**WHAT YOU ARE ASKED TO DO**
Copy the data that follows exactly. Include no pictures.

* Start SOURCE DATA *

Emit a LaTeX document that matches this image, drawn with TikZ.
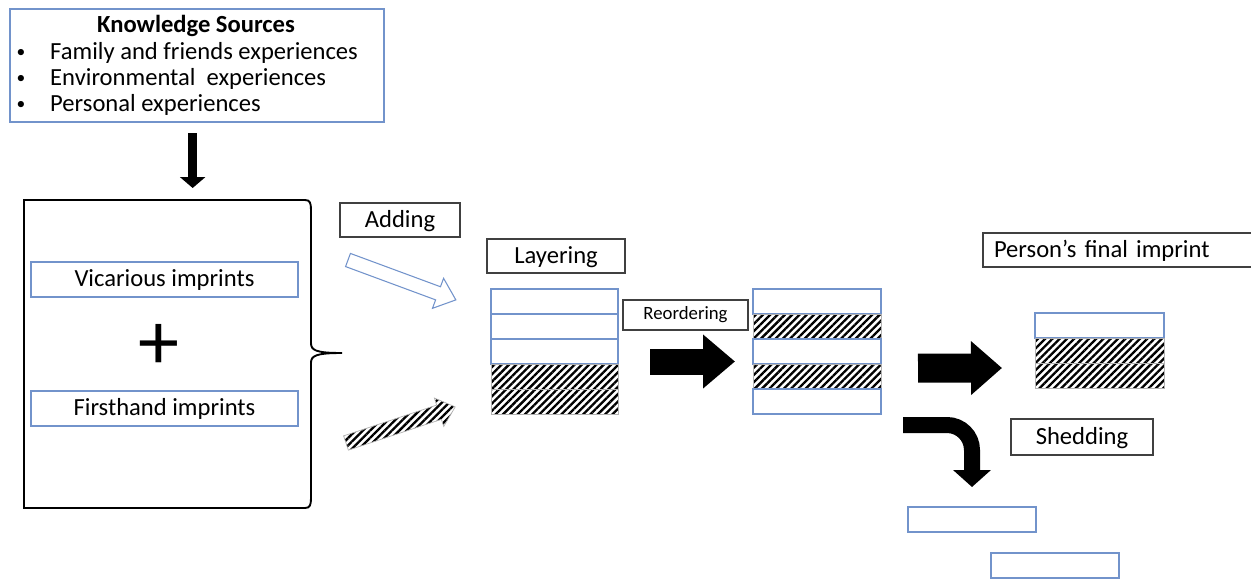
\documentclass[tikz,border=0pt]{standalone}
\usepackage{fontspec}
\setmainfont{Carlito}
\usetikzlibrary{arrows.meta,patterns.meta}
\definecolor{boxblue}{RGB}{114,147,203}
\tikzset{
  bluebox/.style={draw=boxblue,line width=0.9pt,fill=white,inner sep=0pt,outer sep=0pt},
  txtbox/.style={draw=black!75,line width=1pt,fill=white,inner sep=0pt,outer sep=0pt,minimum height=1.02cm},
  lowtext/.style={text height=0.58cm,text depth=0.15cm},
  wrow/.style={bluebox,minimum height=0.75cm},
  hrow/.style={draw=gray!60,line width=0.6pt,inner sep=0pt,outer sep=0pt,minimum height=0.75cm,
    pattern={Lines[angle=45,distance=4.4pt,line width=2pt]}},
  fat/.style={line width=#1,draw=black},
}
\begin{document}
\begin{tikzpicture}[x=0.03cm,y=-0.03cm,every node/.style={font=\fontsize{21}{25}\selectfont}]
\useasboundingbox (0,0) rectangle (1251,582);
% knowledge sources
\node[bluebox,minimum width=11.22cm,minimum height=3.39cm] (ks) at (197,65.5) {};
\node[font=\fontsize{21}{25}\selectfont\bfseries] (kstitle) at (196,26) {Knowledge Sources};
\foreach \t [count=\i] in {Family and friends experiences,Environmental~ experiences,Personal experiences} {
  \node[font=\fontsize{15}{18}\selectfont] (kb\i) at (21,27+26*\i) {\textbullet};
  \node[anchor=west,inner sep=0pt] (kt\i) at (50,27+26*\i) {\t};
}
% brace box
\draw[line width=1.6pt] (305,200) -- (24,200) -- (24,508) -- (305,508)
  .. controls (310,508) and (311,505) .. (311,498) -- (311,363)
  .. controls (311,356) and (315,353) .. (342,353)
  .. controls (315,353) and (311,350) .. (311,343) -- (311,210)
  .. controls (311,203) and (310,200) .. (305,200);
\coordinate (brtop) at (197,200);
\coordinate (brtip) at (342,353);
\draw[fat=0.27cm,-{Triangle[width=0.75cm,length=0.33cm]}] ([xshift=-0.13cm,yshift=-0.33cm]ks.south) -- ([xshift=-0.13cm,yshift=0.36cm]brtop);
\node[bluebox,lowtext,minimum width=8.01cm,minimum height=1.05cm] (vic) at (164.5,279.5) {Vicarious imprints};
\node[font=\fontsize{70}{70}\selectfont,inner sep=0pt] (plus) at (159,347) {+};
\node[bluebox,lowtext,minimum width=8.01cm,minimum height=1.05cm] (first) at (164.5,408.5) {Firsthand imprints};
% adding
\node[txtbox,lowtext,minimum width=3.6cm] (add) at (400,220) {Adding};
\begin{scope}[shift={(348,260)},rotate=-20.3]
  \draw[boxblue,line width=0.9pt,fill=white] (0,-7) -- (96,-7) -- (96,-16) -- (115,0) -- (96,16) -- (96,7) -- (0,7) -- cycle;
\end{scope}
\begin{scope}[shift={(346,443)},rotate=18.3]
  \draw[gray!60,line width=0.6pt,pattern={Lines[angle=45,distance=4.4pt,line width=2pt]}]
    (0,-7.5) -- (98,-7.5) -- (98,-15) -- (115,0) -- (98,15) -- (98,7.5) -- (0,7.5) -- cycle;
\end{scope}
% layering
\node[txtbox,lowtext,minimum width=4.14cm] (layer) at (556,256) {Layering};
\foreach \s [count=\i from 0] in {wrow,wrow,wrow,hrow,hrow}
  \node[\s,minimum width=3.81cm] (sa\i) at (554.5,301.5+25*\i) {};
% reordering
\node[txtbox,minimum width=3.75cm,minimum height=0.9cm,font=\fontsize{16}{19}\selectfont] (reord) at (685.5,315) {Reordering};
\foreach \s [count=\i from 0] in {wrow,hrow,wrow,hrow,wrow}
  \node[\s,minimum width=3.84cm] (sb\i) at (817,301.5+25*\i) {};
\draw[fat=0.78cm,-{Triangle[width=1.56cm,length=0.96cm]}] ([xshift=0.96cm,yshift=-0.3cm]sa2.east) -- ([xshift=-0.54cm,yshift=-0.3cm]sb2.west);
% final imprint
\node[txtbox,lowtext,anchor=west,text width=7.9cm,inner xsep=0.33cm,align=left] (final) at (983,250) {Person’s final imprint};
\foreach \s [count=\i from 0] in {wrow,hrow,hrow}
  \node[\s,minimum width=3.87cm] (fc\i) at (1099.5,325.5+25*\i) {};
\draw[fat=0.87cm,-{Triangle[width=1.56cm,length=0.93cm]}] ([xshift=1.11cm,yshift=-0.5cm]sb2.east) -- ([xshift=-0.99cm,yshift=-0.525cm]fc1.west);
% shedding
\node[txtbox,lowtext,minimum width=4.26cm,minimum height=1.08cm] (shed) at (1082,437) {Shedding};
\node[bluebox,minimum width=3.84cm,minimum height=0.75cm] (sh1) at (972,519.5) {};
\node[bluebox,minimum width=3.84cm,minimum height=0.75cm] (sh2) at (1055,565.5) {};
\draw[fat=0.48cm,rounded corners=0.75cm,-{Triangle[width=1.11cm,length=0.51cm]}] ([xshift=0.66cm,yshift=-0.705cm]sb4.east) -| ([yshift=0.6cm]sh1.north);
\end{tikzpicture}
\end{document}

* End SOURCE DATA *

**CORRECT RESULT**
Emit a LaTeX document that matches this image, drawn with TikZ.
\documentclass[tikz,border=0pt]{standalone}
\usepackage{fontspec}
\setmainfont{Carlito}
\usetikzlibrary{arrows.meta,patterns.meta}
\definecolor{boxblue}{RGB}{114,147,203}
\tikzset{
  bluebox/.style={draw=boxblue,line width=0.9pt,fill=white,inner sep=0pt,outer sep=0pt},
  txtbox/.style={draw=black!75,line width=1pt,fill=white,inner sep=0pt,outer sep=0pt,minimum height=1.02cm},
  lowtext/.style={text height=0.58cm,text depth=0.15cm},
  wrow/.style={bluebox,minimum height=0.75cm},
  hrow/.style={draw=gray!60,line width=0.6pt,inner sep=0pt,outer sep=0pt,minimum height=0.75cm,
    pattern={Lines[angle=45,distance=4.4pt,line width=2pt]}},
  fat/.style={line width=#1,draw=black},
}
\begin{document}
\begin{tikzpicture}[x=0.03cm,y=-0.03cm,every node/.style={font=\fontsize{21}{25}\selectfont}]
\useasboundingbox (0,0) rectangle (1251,582);
% knowledge sources
\node[bluebox,minimum width=11.22cm,minimum height=3.39cm] (ks) at (197,65.5) {};
\node[font=\fontsize{21}{25}\selectfont\bfseries] (kstitle) at (196,26) {Knowledge Sources};
\foreach \t [count=\i] in {Family and friends experiences,Environmental~ experiences,Personal experiences} {
  \node[font=\fontsize{15}{18}\selectfont] (kb\i) at (21,27+26*\i) {\textbullet};
  \node[anchor=west,inner sep=0pt] (kt\i) at (50,27+26*\i) {\t};
}
% brace box
\draw[line width=1.6pt] (305,200) -- (24,200) -- (24,508) -- (305,508)
  .. controls (310,508) and (311,505) .. (311,498) -- (311,363)
  .. controls (311,356) and (315,353) .. (342,353)
  .. controls (315,353) and (311,350) .. (311,343) -- (311,210)
  .. controls (311,203) and (310,200) .. (305,200);
\coordinate (brtop) at (197,200);
\coordinate (brtip) at (342,353);
\draw[fat=0.27cm,-{Triangle[width=0.75cm,length=0.33cm]}] ([xshift=-0.13cm,yshift=-0.33cm]ks.south) -- ([xshift=-0.13cm,yshift=0.36cm]brtop);
\node[bluebox,lowtext,minimum width=8.01cm,minimum height=1.05cm] (vic) at (164.5,279.5) {Vicarious imprints};
\node[font=\fontsize{70}{70}\selectfont,inner sep=0pt] (plus) at (159,347) {+};
\node[bluebox,lowtext,minimum width=8.01cm,minimum height=1.05cm] (first) at (164.5,408.5) {Firsthand imprints};
% adding
\node[txtbox,lowtext,minimum width=3.6cm] (add) at (400,220) {Adding};
\begin{scope}[shift={(348,260)},rotate=-20.3]
  \draw[boxblue,line width=0.9pt,fill=white] (0,-7) -- (96,-7) -- (96,-16) -- (115,0) -- (96,16) -- (96,7) -- (0,7) -- cycle;
\end{scope}
\begin{scope}[shift={(346,443)},rotate=18.3]
  \draw[gray!60,line width=0.6pt,pattern={Lines[angle=45,distance=4.4pt,line width=2pt]}]
    (0,-7.5) -- (98,-7.5) -- (98,-15) -- (115,0) -- (98,15) -- (98,7.5) -- (0,7.5) -- cycle;
\end{scope}
% layering
\node[txtbox,lowtext,minimum width=4.14cm] (layer) at (556,256) {Layering};
\foreach \s [count=\i from 0] in {wrow,wrow,wrow,hrow,hrow}
  \node[\s,minimum width=3.81cm] (sa\i) at (554.5,301.5+25*\i) {};
% reordering
\node[txtbox,minimum width=3.75cm,minimum height=0.9cm,font=\fontsize{16}{19}\selectfont] (reord) at (685.5,315) {Reordering};
\foreach \s [count=\i from 0] in {wrow,hrow,wrow,hrow,wrow}
  \node[\s,minimum width=3.84cm] (sb\i) at (817,301.5+25*\i) {};
\draw[fat=0.78cm,-{Triangle[width=1.56cm,length=0.96cm]}] ([xshift=0.96cm,yshift=-0.3cm]sa2.east) -- ([xshift=-0.54cm,yshift=-0.3cm]sb2.west);
% final imprint
\node[txtbox,lowtext,anchor=west,text width=7.9cm,inner xsep=0.33cm,align=left] (final) at (983,250) {Person’s final imprint};
\foreach \s [count=\i from 0] in {wrow,hrow,hrow}
  \node[\s,minimum width=3.87cm] (fc\i) at (1099.5,325.5+25*\i) {};
\draw[fat=0.87cm,-{Triangle[width=1.56cm,length=0.93cm]}] ([xshift=1.11cm,yshift=-0.5cm]sb2.east) -- ([xshift=-0.99cm,yshift=-0.525cm]fc1.west);
% shedding
\node[txtbox,lowtext,minimum width=4.26cm,minimum height=1.08cm] (shed) at (1082,437) {Shedding};
\node[bluebox,minimum width=3.84cm,minimum height=0.75cm] (sh1) at (972,519.5) {};
\node[bluebox,minimum width=3.84cm,minimum height=0.75cm] (sh2) at (1055,565.5) {};
\draw[fat=0.48cm,rounded corners=0.75cm,-{Triangle[width=1.11cm,length=0.51cm]}] ([xshift=0.66cm,yshift=-0.705cm]sb4.east) -| ([yshift=0.6cm]sh1.north);
\end{tikzpicture}
\end{document}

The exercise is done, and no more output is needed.